AfrElec: Engie, Scatec to produce green hydrogen in South Africa
France’s Engie has signed a contract with Release by Scatec, a subsidiary of Norwegian independent power producer (IPP) Scatec, to produce green hydrogen for the Mogalakwena platinum mine in Limpopo Province of South Africa.
The two partners aim to be the first to begin commercial production of green hydrogen in Africa.
Engie has already signed an agreement with UK miner Anglo American to produce green hydrogen at the Mogalakwena mine.
Release by Scatec is to provide modular solar power generation solutions for the project for an initial two years. The containerised technology installed at the Mogalakwena mine will offer 616 kW of solar capacity.
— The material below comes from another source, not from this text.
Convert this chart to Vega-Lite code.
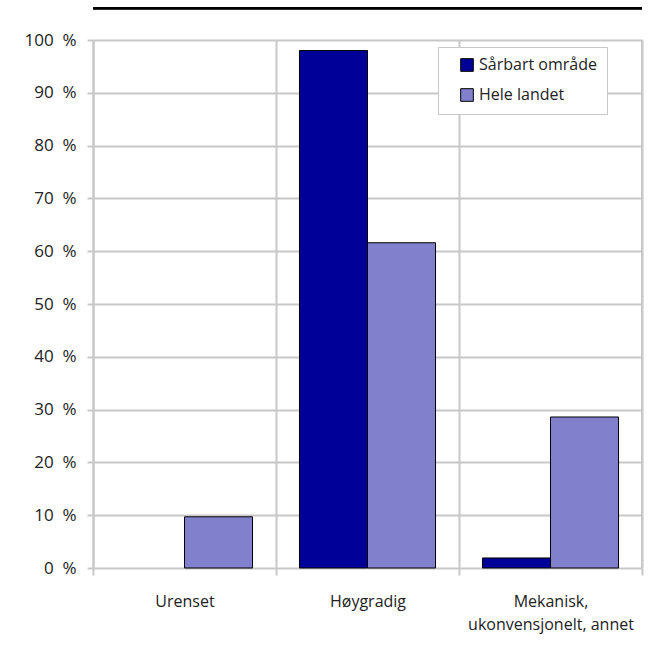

“We are proud to support Engie and Anglo American in this important project. This is Scatec’s first involvement in powering hydrogen production, and further demonstrates the potential of pre-assembled and containerised solar PV in the mining industry,” says Hans Olav Kvalvaag, senior vice-president Release at Scatec. The electricity generated will be converted via electrification into green hydrogen to power Anglo American’s facilities.
Research and development of green hydrogen production is gaining momentum in South Africa, and elsewhere in Africa, with projects brought in by major groups such as Siemens, Man and Eni in Egypt.
In South Africa, green hydrogen is also being developed by Sasol. The chemical giant wants to set up green hydrogen transport solutions.
A recent study from IHS Markit found that South Africa was well-placed to pursue a national strategy based on low-carbon hydrogen.
It could offer South Africa a "win-win" for the government’s employment and decarbonisation goals, as the country can use its wind and sun resources to produce low-carbon hydrogen for export and for use in the domestic economy.
The study finds that hydrogen production could reach 3.8mn tonnes per year (by 2050, but only with a supportive commercial and policy environment. By starting soon, production could reach 0.75mn tpy by 2030.
By 2050, 2mn tpy would be for domestic consumption, equal to 6-8% of final energy demand.
Scatec currently operates 1,574 MW of solar capacity worldwide, alongside 1,422 MW of hydro and 39 MW of wind. It also has 320 MW of solar under construction and a project pipeline of 670 MW of solar in development.
Scatec bought Norway’s SN Power in 2020, giving it access to a project pipeline totalling gross 2.5 GW mainly across Asia and sub-Saharan Africa.